The cost of choosing decks or CDJs instead
A turntable setup means two decks plus a mixer, which costs more than an all-in-one controller, and a CDJ-and-mixer rig is the most expensive route of all. Most beginners save money and learning time by starting on a controller — see DJ controller vs turntables vs CDJs.
Frequently asked questions
Can I start DJing for free?
Almost. Software like Mixxx is free, and you can preview mixing on a laptop alone, but you’ll want a controller fairly quickly to make hands-on mixing natural. That controller is the one near-essential cost.
Is cheap DJ gear worth it?
Yes, for learning.
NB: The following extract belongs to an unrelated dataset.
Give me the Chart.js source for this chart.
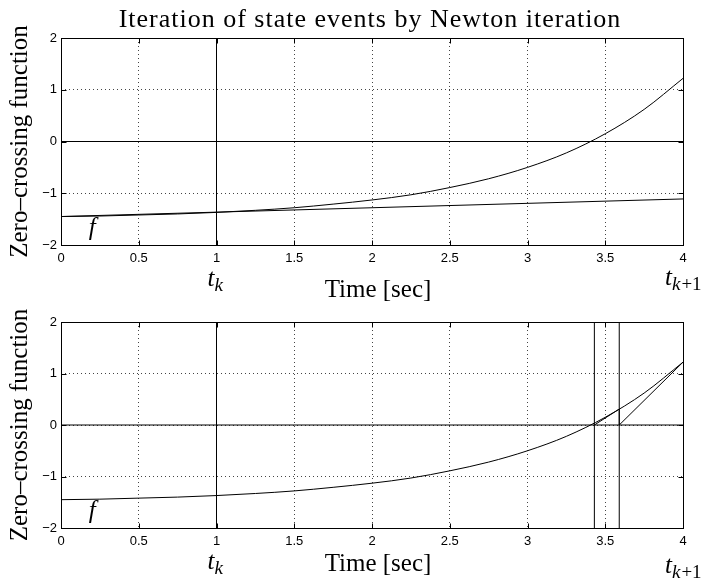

Entry-level controllers are designed to teach the fundamentals, and the skills transfer to bigger gear. You won’t outgrow the skills, only the hardware.
What’s the most worthwhile upgrade after a starter setup?
Usually good cueing headphones and decent speakers, because they directly improve your ability to hear and judge your mixes. Music is the other ongoing investment that pays off.
How long before I need to upgrade my starter gear?
There’s no fixed timeline — it depends on how often you play and what you start to miss. Many DJs happily learn for a year or more on an entry-level controller. Upgrade when a specific limitation gets in your way, not simply because newer gear exists.